Mil novecientos ochenta y uno fue un año prolífico para Mario Vargas Llosa. Publicó La guerra del fin del mundo, una novela que supuso un punto de inflexión en lo que hasta ese entonces había sido su obra narrativa, y la comedia dramática La señorita de Tacna. El escritor peruano quebraba dos fronteras, la que separaba sus libros anteriores de una nueva historia ambiciosa y potente, y una segunda: la que divide un género literario de otro.
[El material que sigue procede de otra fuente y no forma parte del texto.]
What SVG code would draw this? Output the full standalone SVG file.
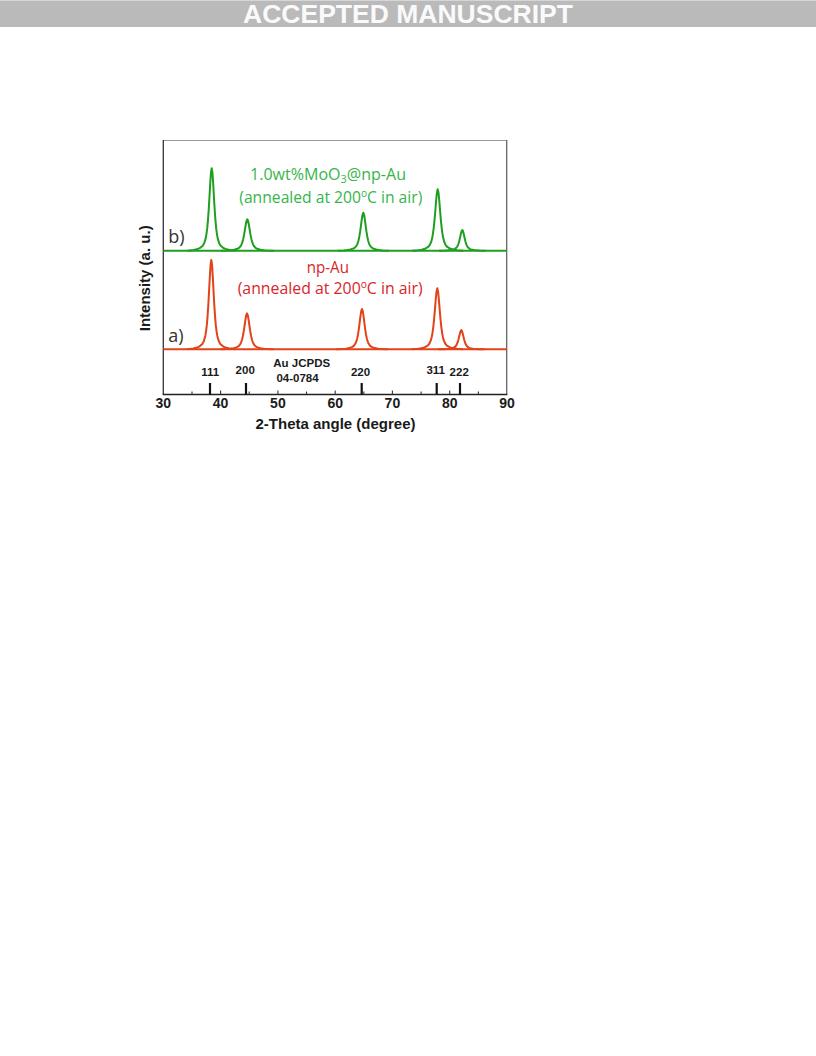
<svg xmlns="http://www.w3.org/2000/svg" xmlns:xlink="http://www.w3.org/1999/xlink" width="816" height="1056" viewBox="0 0 816 1056">
<style>
.ax{font-family:"Liberation Sans",Arial,sans-serif;font-weight:bold;fill:#1a1a1a}
.tk{font-size:14px;text-anchor:middle}
.hk{font-size:11.5px;text-anchor:middle}
.lab{font-family:"Open Sans","Noto Sans",sans-serif;font-size:15.5px}
.g{fill:#35b54a}
.r{fill:#d8262a}
.ab{font-family:"Open Sans","Noto Sans",sans-serif;font-size:18px;fill:#333}
.cg{fill:none;stroke:#1f9f1f;stroke-width:2;stroke-linejoin:round}
.cr{fill:none;stroke:#e2431a;stroke-width:2;stroke-linejoin:round}
</style>
<defs>
<path id="pk" vector-effect="non-scaling-stroke" d="M-8,0 L-6,-0.0082 L-5,-0.0164 L-4,-0.0307 L-3,-0.0605 L-2.5,-0.0907 L-2,-0.1498 L-1.75,-0.2012 L-1.5,-0.2701 L-1.25,-0.3682 L-1,-0.4945 L-0.75,-0.6472 L-0.5,-0.8099 L-0.25,-0.9454 L0,-1 L0.25,-0.9454 L0.5,-0.8099 L0.75,-0.6472 L1,-0.4945 L1.25,-0.3682 L1.5,-0.2701 L1.75,-0.2012 L2,-0.1498 L2.5,-0.0907 L3,-0.0605 L4,-0.0307 L5,-0.0164 L6,-0.0082 L8,0"/>
</defs>
<rect width="816" height="1056" fill="#fff"/>
<g id="banner">
<rect x="0" y="0" width="816" height="27" fill="#bababa"/>
<line x1="0" y1="0.5" x2="816" y2="0.5" stroke="#d6d6d6"/>
<text x="408" y="22.7" text-anchor="middle" font-family="Liberation Sans,Arial,sans-serif" font-weight="bold" font-size="26.5" fill="#fafafa">ACCEPTED MANUSCRIPT</text>
</g>
<g id="frame">
<line x1="163.3" y1="140.5" x2="507" y2="140.5" stroke="#9a9a9a" stroke-width="1.2"/>
<line x1="506.7" y1="140" x2="506.7" y2="394.5" stroke="#666" stroke-width="1.3"/>
<line x1="163.3" y1="140" x2="163.3" y2="394.5" stroke="#333" stroke-width="1.3"/>
<line x1="162.7" y1="394.5" x2="507.3" y2="394.5" stroke="#222" stroke-width="1.4"/>
<g stroke="#333" stroke-width="1.1">
<line x1="220.6" y1="394.5" x2="220.6" y2="390.5"/>
<line x1="277.9" y1="394.5" x2="277.9" y2="390.5"/>
<line x1="335.2" y1="394.5" x2="335.2" y2="390.5"/>
<line x1="392.4" y1="394.5" x2="392.4" y2="390.5"/>
<line x1="449.7" y1="394.5" x2="449.7" y2="390.5"/>
<line x1="192" y1="394.5" x2="192" y2="391.5"/>
<line x1="249.2" y1="394.5" x2="249.2" y2="391.5"/>
<line x1="306.5" y1="394.5" x2="306.5" y2="391.5"/>
<line x1="363.8" y1="394.5" x2="363.8" y2="391.5"/>
<line x1="421.1" y1="394.5" x2="421.1" y2="391.5"/>
<line x1="478.4" y1="394.5" x2="478.4" y2="391.5"/>
</g>
</g>
<g id="x-ticks" class="ax tk">
<text x="163.3" y="407.5">30</text>
<text x="220.6" y="407.5">40</text>
<text x="277.9" y="407.5">50</text>
<text x="335.2" y="407.5">60</text>
<text x="392.4" y="407.5">70</text>
<text x="449.7" y="407.5">80</text>
<text x="507" y="407.5">90</text>
</g>
<text id="x-title" class="ax" x="335.5" y="428.5" font-size="15" text-anchor="middle">2-Theta angle (degree)</text>
<text id="y-title" class="ax" font-size="15" text-anchor="middle" transform="translate(149.5,278.3) rotate(-90)">Intensity (a. u.)</text>
<g id="reference-bars" stroke="#111" stroke-width="2.2">
<line x1="210" y1="383" x2="210" y2="394.5"/>
<line x1="246" y1="383" x2="246" y2="394.5"/>
<line x1="361.7" y1="383" x2="361.7" y2="394.5"/>
<line x1="436.7" y1="383" x2="436.7" y2="394.5"/>
<line x1="460" y1="383" x2="460" y2="394.5"/>
</g>
<g id="reference-labels" class="ax hk">
<text x="210.3" y="375.7">111</text>
<text x="245.2" y="374.3">200</text>
<text x="360.5" y="376">220</text>
<text x="435.7" y="374">311</text>
<text x="459.2" y="375.7">222</text>
<text x="301.7" y="366.7">Au JCPDS</text>
<text x="297.5" y="382">04-0784</text>
</g>
<g id="curve-b" class="cg">
<line x1="163.3" y1="250.7" x2="507" y2="250.7"/>
<use xlink:href="#pk" href="#pk" transform="translate(211.7,250.7) scale(3.0,82.4)"/>
<use xlink:href="#pk" href="#pk" transform="translate(247.3,250.7) scale(3.3,31.4)"/>
<use xlink:href="#pk" href="#pk" transform="translate(363.3,250.7) scale(3.2,38)"/>
<use xlink:href="#pk" href="#pk" transform="translate(437.7,250.7) scale(3.2,61.4)"/>
<use xlink:href="#pk" href="#pk" transform="translate(462.3,250.7) scale(2.9,20.7)"/>
</g>
<g id="curve-a" class="cr">
<line x1="163.3" y1="349.3" x2="507" y2="349.3"/>
<use xlink:href="#pk" href="#pk" transform="translate(211.3,349.3) scale(3.0,89.3)"/>
<use xlink:href="#pk" href="#pk" transform="translate(247,349.3) scale(3.3,36)"/>
<use xlink:href="#pk" href="#pk" transform="translate(362,349.3) scale(3.2,40.3)"/>
<use xlink:href="#pk" href="#pk" transform="translate(437.3,349.3) scale(3.2,61)"/>
<use xlink:href="#pk" href="#pk" transform="translate(461.3,349.3) scale(2.9,19.3)"/>
</g>
<g id="label-b">
<text class="ab" x="168.3" y="242.7">b)</text>
<text class="lab g" x="250" y="179.5" textLength="156" lengthAdjust="spacingAndGlyphs">1.0wt%MoO<tspan font-size="10.5" dy="3">3</tspan><tspan dy="-3">@np-Au</tspan></text>
<text class="lab g" x="239.3" y="202.7" textLength="183" lengthAdjust="spacingAndGlyphs">(annealed at 200<tspan font-size="10" dy="-6">o</tspan><tspan dy="6">C in air)</tspan></text>
</g>
<g id="label-a">
<text class="ab" x="168.3" y="341.7">a)</text>
<text class="lab r" x="306.7" y="273.3" textLength="42.3" lengthAdjust="spacingAndGlyphs">np-Au</text>
<text class="lab r" x="237.7" y="294.3" textLength="185" lengthAdjust="spacingAndGlyphs">(annealed at 200<tspan font-size="10" dy="-6">o</tspan><tspan dy="6">C in air)</tspan></text>
</g>
</svg>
Sin embargo ésa no fue su primera vez, o no del todo. Ya a los quince años, Mario Vargas Llosa había escrito La huida del Inca (1952), que nunca llegó a publicarse. “Si en la Lima de los años cincuenta, cuando empecé a escribir, hubiera habido un movimiento teatral, es probable que, en vez de novelista, hubiera sido dramaturgo” confesó el peruano en el prólogo de su obra dramática reunida.
Ya había participado Vargas Llosa en la adaptación cinematográfica de Pantaleón y las visitadoras, en 1975, que codirigió con José María Gutiérrez Santos y en la que además tuvo un pequeño papel secundario de militar. Sin embargo, fue con la publicación de su primera pieza cuando decidió entrar de lleno en los escenarios y crear personajes a los que otros darían vida. El teatro, dijo entonces, le daría orden y disciplina: “Para un novelista escribir teatro es, además, un aprendizaje del rigor porque en la novela todo es posible, mientras que en el teatro siempre hay normas”.
Las primeras dos obras de teatro de Vargas Llosa, La señorita de Tacna y Kathie y el hipopótamo (1983), esta última estrenada en Caracas, hicieron del oficio de la escritura –su eterna dupla fantasía y realidad- un motivo dramático. La primera de ellas tiene como personaje central a un escritor primerizo obsesionado en volcar su talento en unas memorias que son, a veces, biografía y ficción; la segunda vuelve sobre la figura del novelista, a través de Santiago Zavala, un joven a quien una excéntrica mujer llamada Kathie le contrata para que escriba un libro sobre sus viajes, tal y como le ocurrió al peruano en sus días parisinos, según contaba su primera mujer Julia Urquidi en Lo que Varguitas no dijo.
Sería con su tercera pieza teatral, La Chunga (1986), cuando abriría el espectro. El drama sitúa la acción en 1945 en el viejo bar que regenta La Chunga, en un barrio marginal de Piura (Perú) donde cuatro amigos beben y juegan a los dados. Uno de ellos, Josefino, pierde gran cantidad de dinero y ofrece en prenda su acompañante Meche -una joven e ingenua muchacha- a La Chunga que se había quedado prendada de ella. Ambas suben a la habitación de la dueña del bar y nunca más se sabe de la joven. Sobre esta trama se van sucediendo las especulaciones de unos y otros sobre lo sucedido, sus imaginaciones y sus temores.
¿Prostitución? ¿Mezcla de realidad y fantasía? ¿Verdad o mentira? La Chunga, que ahora se presenta en el teatro Español con Aitana Sánchez-Gijón, Asier Etxeandia e Irene Escolar, tan sólo se representó en España en una ocasión: en 1988 con Nati Mistral, Emma Suárez y Pepe Sancho en el Teatro Espronceda.
Después de El loco de los balcones (1993) y Ojos bonitos, cuadros feos (1996), dos obras volcadas en la subjetividad de la belleza, el Premio Nobel de Literatura 2010 tuvo un parón. Volvió a la novela y publicó tres: Los cuadernos de don Rigoberto (1997), La Fiesta del Chivo (2000) y El paraíso en la otra esquina (2003). Volvería, y a lo grande, esta vez convertido en un Ulises de cabellos plateados acompañado por la actriz Aitana Sánchez-Gijón. Fue con Odiseo y Penélope (2007), una adaptación de La Odisea que juega con la idea del gran fabulador y en la que el peruano retoma las fronteras imprecisas entre realidad y ficción. La pieza se estrenó en el teatro romano de Mérida.
Tras un encuentro en Londres con el escritor cubano exilado Guillermo Cabrera Infante y el poeta venezolano Esdras Parra, Vargas Llosa escribió Al pie del Támesis (2008), una obra que se afinca en la transexualidad como motivo de reflexión sobre la propia circunstancia humana, a la que siguió Las mil noches y una noche (2009), basada en la recopilación de los cuentos árabes del mismo nombre y en cuyo estrenó contó, nuevamente, con la que podríamos sospechar es su musa: Aitana Sánchez Gijón en el papel de Sherezade y él, el propio Vargas Llosa, como Sahrigar.